Voltei para casa, segui com febre por alguns dias, as manchas começaram a sumir e minha pele a descascar. A recuperação está sendo lenta. Me sinto cansada, desanimada e um pouco triste.
Ter passado por tudo isso afastada da minha família foi difícil. Nestas horas a distancia é algo terrível. Sei que meus pais e irmãs também sofreram por estarem tão longe neste momento. Felizmente tenho marido e sogros que seguraram todas as pontas. No trabalho o pessoal também foi super compreensivo. Estou de licença até me recuperar – e aqui nem precisa de atestado, é na confiança mesmo.
Estes dias em casa pós-hospital me colocaram para pensar. Acho que meu corpo deu pane. Sei que preciso mudar alguns hábitos, pegar mais leve mesmo. Eu tenho muita mas muita energia, então ficar quieta é um desafio enorme pra mim. Mas vou tentar. Preciso me cuidar e daqui pra frente menos vai ser mais.
Ana,
Acabei de ler sobre sua experiência no hospital. Confesso que rolaram algumas lágrimas, não tem como ler tudo o que você passou e não se imaginar nesse lugar. Suas palavras em meio a tantas incertezas, medo e saudade, me fez refletir sobre gratidão. Vendo que mesmo diante das dificuldades você ainda assim conseguia ser grata, gentil e amável. Obrigada por isso! Desejo que logo você esteja 100% recuperada e que possa viver esse “Menos é Mais”.
Beijos
Obrigada pelo carinho, Priscila <3
Nossa Ana que relato! Acho que caiu um cisco no meu olho enquanto estava lendo.????????
Ana te admiro, você é uma mulher forte, e chique! ????????
Oi Emily, obrigada. Foi um período bem difícil mesmo mas o pior já passou.

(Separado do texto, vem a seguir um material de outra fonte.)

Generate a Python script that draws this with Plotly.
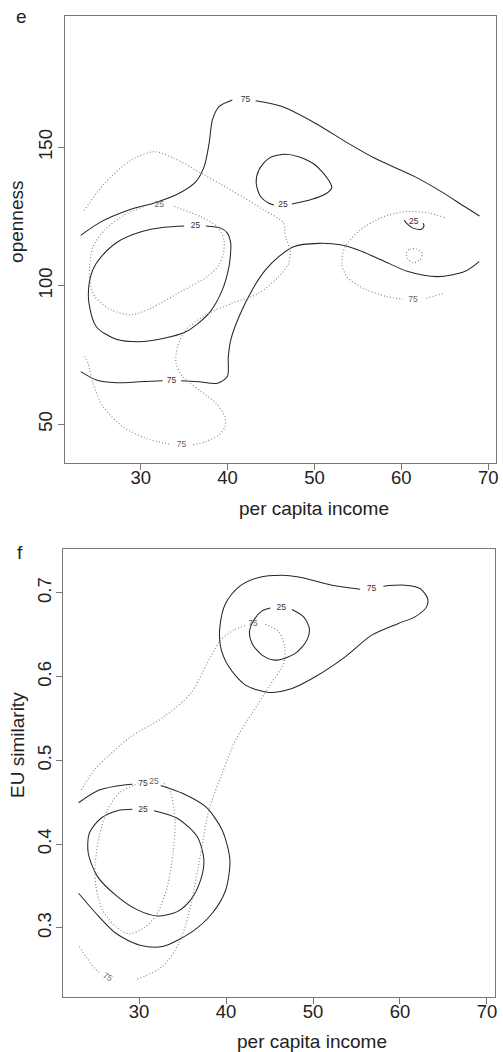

Ainda bem que vc está bem .Saúde!!
amém!
Ana, está explicado o porque você se afastou… torço muito por sua recuperação, como leitora assídua e admiradora… você faz falta em nossos dias virtuais…. Saúde e sucesso sempre! Abcs de uma brasileira morando em Londres e visitando a Holanda a cada 10 dias…. esse país diferente que nos acolhe
Oi Thabata, foi por isso mesmo que me afastei. Obrigada pelo carinho.
Olá Ana.
Nao há como os olhos não encherem d’agua.
Entrei no seu site por acaso, ao efetuar uma pesquisa sobre imposto de renda na Holanda.
Mimha filhote fez um estágio de seis meses finalizado agora em Janeiro, em uma faculdade na Holanda e após o estágio foi convidada a um cargo como
trainee.
Seu relato é ao mesmo tempo simples e emocionante.
Abraço.
Obrigada, Antonio.
Oi ANA,
eu entrei aqui porque além de te seguir, preciava saber umas coisinhas de uma recém mamãe em Amsterdam e lembrei de você e do seu blog, parei para ler seu relato e claro, super emocinante não só para uma gestante mas para uma imigrante brasileira cheia de atribulações e dúvidas.. Ainda bem que tudo deu certo e que você está bem.
Estamos na torcida.
Aproveito e compartilho uma canção de Chico Buarque e que certamente você já deve ter ouvido.
https://www.youtube.com/watch?v=4lwN0sP6N-s
todo carinho do mundo!!!!!
Muito obrigada pelo carinho, Gabrielle!
Oi Ana, que bom que vc já melhorou e esta fase foi mais uma que passou e trouxe aprendizados. Como uma mulher inteligente, agora é colocar em ação estes aprendizados. Moro na Holanda há 4 meses, tenho 52 anos e tenho aprendido que o que mais importa é o amor das pessoas por você, o seu pelo outro. Vc falou sobre a vida ser mais igualitária na Holanda, também percebo assim e, neste caso acho que isto nos ajuda até a focar mais no que é prioritário e essencial para continuarmos nos sentindo vivas, felizes e amadas. Não esqueça disto. Obrigada pela generosidade em compartilhar suas experiências. Elas são absolutamente eficazes e ajudam a transformar o mundo. beijos e que vc permaneça bem.
Obrigada pelo carinho, Aurea.
Fiquei tocada por seu relato. Vivo nesse momento algo terrível. Meu filho caçula de 38 mora em Amsterdan há 3 anos. Pela primeira vez ficou doente. Uma semana com 39 de febre, parece uma amigdalite muito severa. Estou acabada, sem dormir, pois ele se recupera muuuito devagar, e sem energia. Acho até um pouco de depressão, pois não consegue sair da cama. O pior, ele mora só, não é casado. Com a pandemia não posso ir. Desesperadora a situação.Trabalha numa boa empresa e tem plano de saúde, mas longe de casa e só está bem difícil para nós dois.
Imagino Dulce, ficar doente fora de casa e longe da família é realmente muito difícil. Espero que ele esteja bem e recuperado.